## INSTRUCTION
Nothing but the lines from the top of the data to the line holding "import seaborn as sns" should be printed, word for word and both ends included; leave the pictures out.

╭─ RAW DATA

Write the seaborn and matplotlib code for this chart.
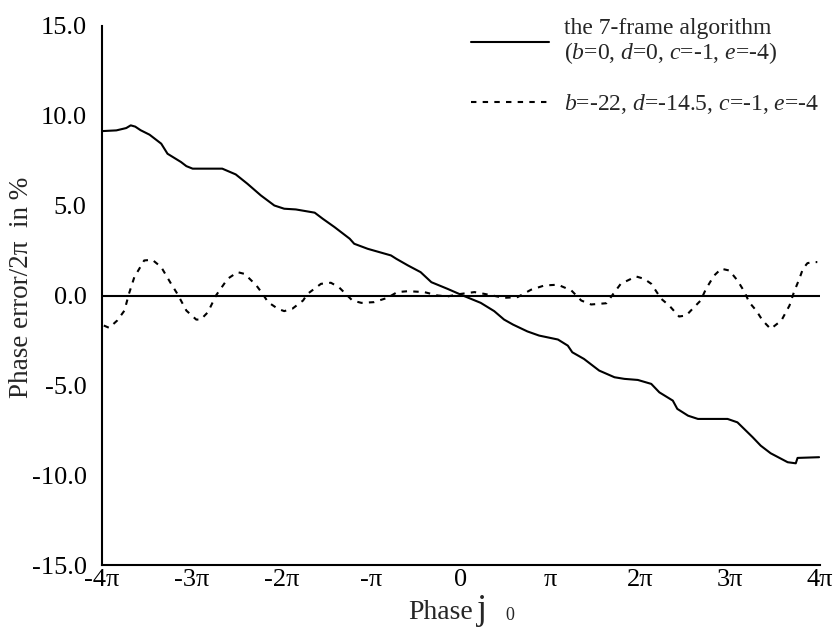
import numpy as np
import pandas as pd
import matplotlib
matplotlib.use("Agg")
import matplotlib.pyplot as plt
import seaborn as sns

# ---- data (x in units of pi, y in %) ----
solid_x = [-4.00, -3.84, -3.73, -3.68, -3.63, -3.57, -3.47, -3.34, -3.27, -3.12, -3.06, -2.99,
           -2.66, -2.51, -2.38, -2.23, -2.08, -1.97, -1.84, -1.63, -1.54, -1.41, -1.24, -1.19,
           -1.04, -0.97, -0.78, -0.72, -0.59, -0.45, -0.33, -0.15, 0.02, 0.22, 0.37, 0.48,
           0.58, 0.74, 0.87, 1.08, 1.19, 1.24, 1.37, 1.54, 1.71, 1.82, 1.97, 2.12, 2.21,
           2.36, 2.41, 2.53, 2.64, 2.97, 3.08, 3.25, 3.34, 3.45, 3.64, 3.73, 3.75, 3.99]
solid_y = [9.15, 9.19, 9.32, 9.47, 9.40, 9.20, 8.95, 8.45, 7.89, 7.43, 7.20, 7.06,
           7.06, 6.74, 6.22, 5.57, 5.01, 4.83, 4.79, 4.61, 4.27, 3.81, 3.16, 2.88,
           2.60, 2.50, 2.23, 2.04, 1.67, 1.30, 0.74, 0.37, 0.00, -0.41, -0.87, -1.34,
           -1.62, -2.00, -2.23, -2.45, -2.79, -3.16, -3.53, -4.18, -4.55, -4.64, -4.70, -4.92, -5.39,
           -5.85, -6.31, -6.69, -6.87, -6.87, -7.06, -7.89, -8.36, -8.78, -9.28, -9.34, -9.04, -9.00]

dash_x = [-3.98, -3.92, -3.83, -3.75, -3.70, -3.64, -3.53, -3.44, -3.34, -3.23, -3.16, -3.06,
          -2.95, -2.90, -2.82, -2.73, -2.60, -2.49, -2.41, -2.28, -2.21, -2.15, -2.04, -1.97,
          -1.88, -1.76, -1.71, -1.56, -1.45, -1.36, -1.21, -1.11, -0.97, -0.82, -0.71, -0.59,
          -0.41, -0.26, -0.15, 0.00, 0.15, 0.26, 0.48, 0.63, 0.78, 0.93, 1.08, 1.23, 1.34,
          1.45, 1.62, 1.67, 1.78, 1.95, 2.04, 2.12, 2.23, 2.32, 2.43, 2.51, 2.58, 2.67, 2.73,
          2.82, 2.90, 2.99, 3.08, 3.16, 3.21, 3.29, 3.36, 3.45, 3.57, 3.66, 3.71, 3.77, 3.81,
          3.86, 3.92, 3.97]
dash_y = [-1.67, -1.80, -1.39, -0.84, 0.09, 1.02, 1.95, 1.99, 1.58, 0.65, 0.09, -0.84,
          -1.34, -1.34, -0.93, 0.00, 0.93, 1.30, 1.20, 0.56, 0.09, -0.37, -0.74, -0.87,
          -0.74, -0.28, 0.09, 0.65, 0.71, 0.46, -0.28, -0.41, -0.37, -0.13, 0.19, 0.24,
          0.19, 0.00, -0.05, 0.09, 0.19, 0.09, -0.13, -0.09, 0.32, 0.56, 0.60, 0.28, -0.28,
          -0.50, -0.43, -0.09, 0.65, 1.06, 0.93, 0.65, -0.18, -0.56, -1.17, -1.11, -0.74, -0.28, 0.37,
          1.11, 1.49, 1.39, 0.84, 0.19, -0.37, -0.84, -1.39, -1.86, -1.39, -0.56, 0.19, 0.93, 1.49,
          1.80, 1.86, 1.86]

xtick_vals = [-4, -3, -2, -1, 0, 1, 2, 3, 4]
xtick_labels = ["-4\u03c0", "-3\u03c0", "-2\u03c0", "-\u03c0", "0", "\u03c0", "2\u03c0", "3\u03c0", "4\u03c0"]
ytick_vals = [-15, -10, -5, 0, 5, 10, 15]
ytick_labels = ["-15.0", "-10.0", "-5.0", "0.0", "5.0", "10.0", "15.0"]

label_solid = "the 7-frame algorithm\n($b$=0, $d$=0, $c$=-1, $e$=-4)"
label_dash = "$b$=-22, $d$=-14.5, $c$=-1, $e$=-4"

sns.set_theme(style="white")
plt.rcParams["font.family"] = ["Liberation Serif", "DejaVu Serif"]
plt.rcParams["mathtext.fontset"] = "custom"
plt.rcParams["mathtext.rm"] = "Liberation Serif"
plt.rcParams["mathtext.it"] = "Liberation Serif:italic"
plt.rcParams["axes.unicode_minus"] = False

fig = plt.figure(figsize=(8.39, 6.30), dpi=100)
ax = fig.add_axes([102/839, 1-565/630, (820-102)/839, (565-26)/630])

df_s = pd.DataFrame({"x": np.array(solid_x) * np.pi, "y": solid_y})
df_d = pd.DataFrame({"x": np.array(dash_x) * np.pi, "y": dash_y})

ax.axhline(0, color="black", lw=1.5, zorder=1)
sns.lineplot(data=df_s, x="x", y="y", ax=ax, color="black", lw=1.5, label=label_solid)
sns.lineplot(data=df_d, x="x", y="y", ax=ax, color="black", lw=1.5,
             dashes=False, label=label_dash)
ax.lines[-1].set_linestyle((0, (2.6, 3.0)))

ax.set_xlim(-4*np.pi, 4*np.pi)
ax.set_ylim(-15, 15)
ax.set_xticks(np.array(xtick_vals) * np.pi)
ax.set_xticklabels(xtick_labels)
ax.set_yticks(ytick_vals)
ax.set_yticklabels(ytick_labels)
ax.tick_params(axis="x", direction="in", length=11, width=1.5, pad=3, labelsize=19, colors="black")
ax.tick_params(axis="y", direction="in", length=9.5, width=1.5, pad=11, labelsize=19, colors="black")
for s in ["top", "right"]:
    ax.spines[s].set_visible(False)
for s in ["left", "bottom"]:
    ax.spines[s].set_linewidth(1.5)
    ax.spines[s].set_color("black")
ax.set_xlabel("")
ax.set_ylabel("Phase error/2\u03c0  in %", fontsize=19.5)
ax.yaxis.set_label_coords(-0.095, 0.515)

# x label: "Phase" + symbol j + subscript 0
fig.text(408/839, 1-619/630, "Phase", fontsize=20, ha="left", va="baseline")
fig.text(477/839, 1-619/630, "j", fontsize=26, ha="left", va="baseline")
fig.text(505/839, 1-620/630, "0", fontsize=13, ha="left", va="baseline")

leg = ax.legend(loc="upper left", bbox_to_anchor=(462/839, 1-9/630), bbox_transform=fig.transFigure,
                frameon=False, fontsize=17, handlelength=3.3, handletextpad=0.6,
                labelspacing=1.1, borderaxespad=0)
leg.get_lines()[1].set_linestyle((0, (2.6, 3.0)))
leg.get_texts()[0].set_linespacing(1.05)

fig.savefig("out.png", dpi=100)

╰─

## CORRECT ANSWER
Write the seaborn and matplotlib code for this chart.
import numpy as np
import pandas as pd
import matplotlib
matplotlib.use("Agg")
import matplotlib.pyplot as plt
import seaborn as sns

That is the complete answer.